But why bring God into it at all? Could a different type of force fill the gap?
One alternative, Pearce notes, is axiarchism, “which is that it’s an ultimate, necessary physical law that everything is for the best”. This gets around the theistic problem of needing a God that cares for humans “but once again I think we’re leading to necessitarianism”. Moreover, proponents of axiarchism “need to spell out a conception of the good that makes sense in these impersonal terms”.
Something not yet mentioned is religious experience. For many people who believe in God, fancy arguments do not matter compared to the feeling that an all-powerful being is responsible for everything. Such experience is typically written off as a “delusion” but Pearce points out that we don’t dismiss other forms human consciousness so readily.
“There is I think a kind of elitism. These highly educated, urban upper-class people [think] this isn’t how they think about the world, and they are really writing off reports of experience of very large segments of the human race.
“Not all scientifically-minded, atheist, naturalist types do that,” he stresses, citing ongoing research on the psychology of religious experience.

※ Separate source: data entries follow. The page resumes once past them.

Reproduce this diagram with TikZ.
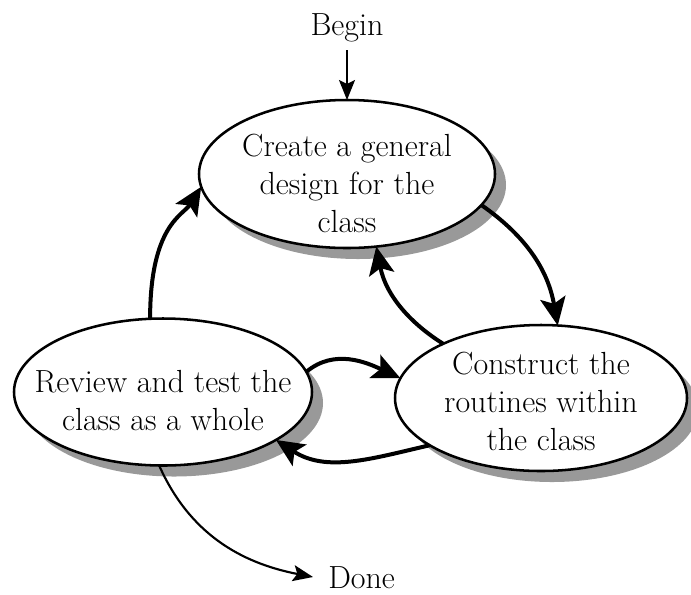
\documentclass[tikz,border=0pt]{standalone}
\usetikzlibrary{shapes.geometric,arrows.meta,shadows}
\definecolor{shadowgray}{RGB}{153,153,153}
\begin{document}
\begin{tikzpicture}[x=0.75pt,y=0.75pt,
  ell/.style={ellipse, draw=black, line width=1.9pt, fill=white, inner sep=0pt, outer sep=0pt,
    general shadow={fill=shadowgray, shadow xshift=8.25pt, shadow yshift=-8.25pt}},
  txt/.style={align=center, font=\fontsize{24}{28.5}\selectfont, inner sep=0pt},
  thickarrow/.style={line width=3pt, -{Stealth[length=21pt,width=19pt,inset=4.5pt]}},
  thinarrow/.style={line width=1.6pt, -{Stealth[length=15pt,width=12pt,inset=3pt]}}]
\useasboundingbox (0,0) rectangle (691,-594);
% ellipses
\node[ell, minimum width=222pt, minimum height=111pt] (design) at (347,-174) {};
\node[ell, minimum width=219pt, minimum height=109.5pt] (construct) at (541,-398) {};
\node[ell, minimum width=223.5pt, minimum height=110.25pt] (review) at (163,-392) {};
% texts
\node[txt] (designtext) at (347,-183.5) {Create a general\\design for the\\class};
\node[txt] (constructtext) at (541,-401.5) {Construct the\\routines within\\the class};
\node[txt] (reviewtext) at (163,-401) {Review and test the\\class as a whole};
\node[txt] (begin) at (347,-28) {Begin};
\node[txt, anchor=west] (done) at (328,-578) {Done};
\coordinate (doneend) at (313,-577);
% connectors
\draw[thinarrow, shorten <=6pt] (begin.south) -- (design.north);
\draw[thickarrow] (design.-13) to[out=-35,in=100] (construct.77);
\draw[thickarrow] (construct.151) to[out=148,in=-79, out looseness=0.8, in looseness=1.1] (design.-68);
\draw[thickarrow] (review.100) to[out=90,in=-122, out looseness=1.7, in looseness=0.6] (design.185);
\draw[thickarrow] (review.8) to[out=40,in=155] (construct.172);
\draw[thickarrow] (construct.203) to[out=193,in=-33] (review.-23);
\draw[thinarrow] (review.-93) to[out=-66,in=169] (doneend);
\end{tikzpicture}
\end{document}
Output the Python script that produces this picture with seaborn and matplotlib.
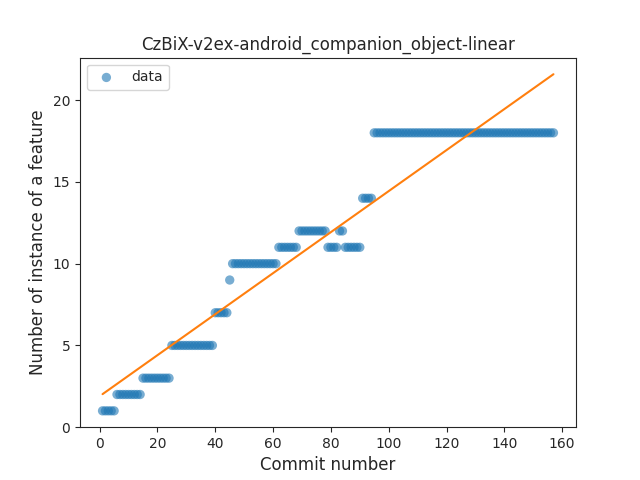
import numpy as np
import seaborn as sns
import matplotlib.pyplot as plt

# (value, first commit, last commit) runs
runs = [(1, 1, 5), (2, 6, 14), (3, 15, 24), (5, 25, 39), (7, 40, 44), (9, 45, 45),
        (10, 46, 61), (11, 62, 68), (12, 69, 78), (11, 79, 82), (12, 83, 84),
        (11, 85, 90), (14, 91, 94), (18, 95, 157)]

commits = []
counts = []
for val, a, b in runs:
    for c in range(a, b + 1):
        commits.append(c)
        counts.append(val)
commits = np.array(commits)
counts = np.array(counts)

sns.set_style("ticks")
plt.rcParams['font.family'] = ['DejaVu Sans']
fig, ax = plt.subplots(figsize=(6.4, 4.8), dpi=100)
sns.scatterplot(x=commits, y=counts, ax=ax, color="#1f77b4", alpha=0.6, s=45,
                edgecolor="none", label="data")
slope, icpt = np.polyfit(commits, counts, 1)
sns.lineplot(x=commits, y=slope * commits + icpt, ax=ax, color="#ff7f0e")
ax.set_ylim(0, 22.6)
ax.set_title("CzBiX-v2ex-android_companion_object-linear")
ax.set_xlabel("Commit number", fontsize=12)
ax.set_ylabel("Number of instance of a feature", fontsize=12)
ax.legend(loc="upper left")
fig.savefig("out.png")
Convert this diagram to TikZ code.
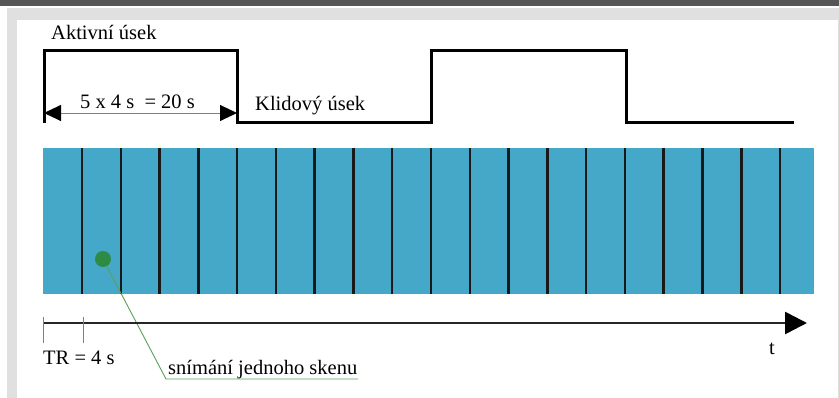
\documentclass[tikz,border=0pt]{standalone}
\usepackage{fontspec}
\setmainfont{Liberation Serif}
\usetikzlibrary{arrows.meta}
\definecolor{scanblue}{HTML}{45A8C8}
\definecolor{dotgreen}{HTML}{2E8B45}
\definecolor{leadgreen}{HTML}{5AA05A}
\definecolor{barcol}{HTML}{565656}
\definecolor{framecol}{HTML}{E0E0E0}
\begin{document}
\begin{tikzpicture}[x=1pt,y=-1pt,
  lbl/.style={inner sep=0, anchor=base west, font=\fontsize{20.5}{24}\selectfont},
  wave/.style={line width=3, line join=miter, black},
  gridline/.style={line width=2.5, black!90},
  tick/.style={gray, line width=0.8},
  dimline/.style={gray, line width=0.9, {Triangle[length=17,width=16,color=black]}-{Triangle[length=17,width=16,color=black]}},
  axis/.style={line width=2.6, black!85, -{Triangle[length=22,width=22,color=black]}},
  leader/.style={leadgreen, line width=0.9}]
\useasboundingbox (0,0) rectangle (839,398);
% frame
\fill[barcol] (0,0) rectangle (839,6);
\fill[framecol] (7,8.5) rectangle (839,398);
\fill[white] (17,20) rectangle (837.5,398);
% waveform
\draw[wave] (44,123) -- (44,51) -- (237,51) -- (237,123) -- (431,123) -- (431,51) -- (626,51) -- (626,123) -- (794,123);
% dimension arrow
\coordinate (dl) at (44,113);
\coordinate (dr) at (237,113);
\draw[dimline] (dl) -- (dr);
\node[lbl] (dimtxt) at (80,109) {5 x 4 s \ = 20 s};
\node[lbl] (akt) at (51,40) {Aktivní úsek};
\node[lbl] (klid) at (255,111) {Klidový úsek};
% scans
\fill[scanblue] (43,148) rectangle (814,294);
\foreach \i in {0,...,18} \draw[gridline] ({82+38.78*\i},148) -- ++(0,146);
% green marker
\node[circle, fill=dotgreen, minimum size=16, inner sep=0] (dot) at (103,259) {};
\coordinate (bend) at (166,379);
\coordinate (lend) at (358,379);
\draw[leader] (dot) -- (bend) -- (lend);
\node[lbl] (scan) at (168,374) {snímání jednoho skenu};
% time axis
\coordinate (a0) at (43,323);
\coordinate (a1) at (807,323);
\draw[axis] (a0) -- (a1);
\coordinate (t0a) at (43,317); \coordinate (t0b) at (43,343);
\coordinate (t1a) at (83,317); \coordinate (t1b) at (83,343);
\draw[tick] (t0a) -- (t0b);
\draw[tick] (t1a) -- (t1b);
\node[lbl] (tr) at (43,365) {TR = 4 s};
\node[lbl] (t) at (769,355) {t};
\end{tikzpicture}
\end{document}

There is now a large body of research to show that humans tend to think things "happen for a reason". This preference for teleological explanations "is something that we as humans seem to be unable to silence", Pearce notes.
“I guess the question for the theist and the naturalist is whether that is an irrationality or mistake? Is it a heuristic that is useful for survival but doesn’t get at the truth of the world? Or is it actually something we should take a bit more seriously?”
Either way, Pearce wants to make clear that there is no shame in continuing to ask “Why?” questions.
How to answer them is another matter. Teleology was never taught at school. So where can I turn for help?
“When people are looking for the whys of human life I would tend to look to ethics, to the theory of value . . . I tend to look to the very foundational questions: what is the nature of goodness and what could give us a reason to pursue the good?
“That whole thing of understanding the nature of reasons, or what it is to have a reason, is where I look for those questions about the purposes of human life; about what reason do I have for going on and what gives value to the life that I live.”
Is There a God? A Debate by Graham Oppy and Kenneth L Pearce is published by Routledge (£18.89)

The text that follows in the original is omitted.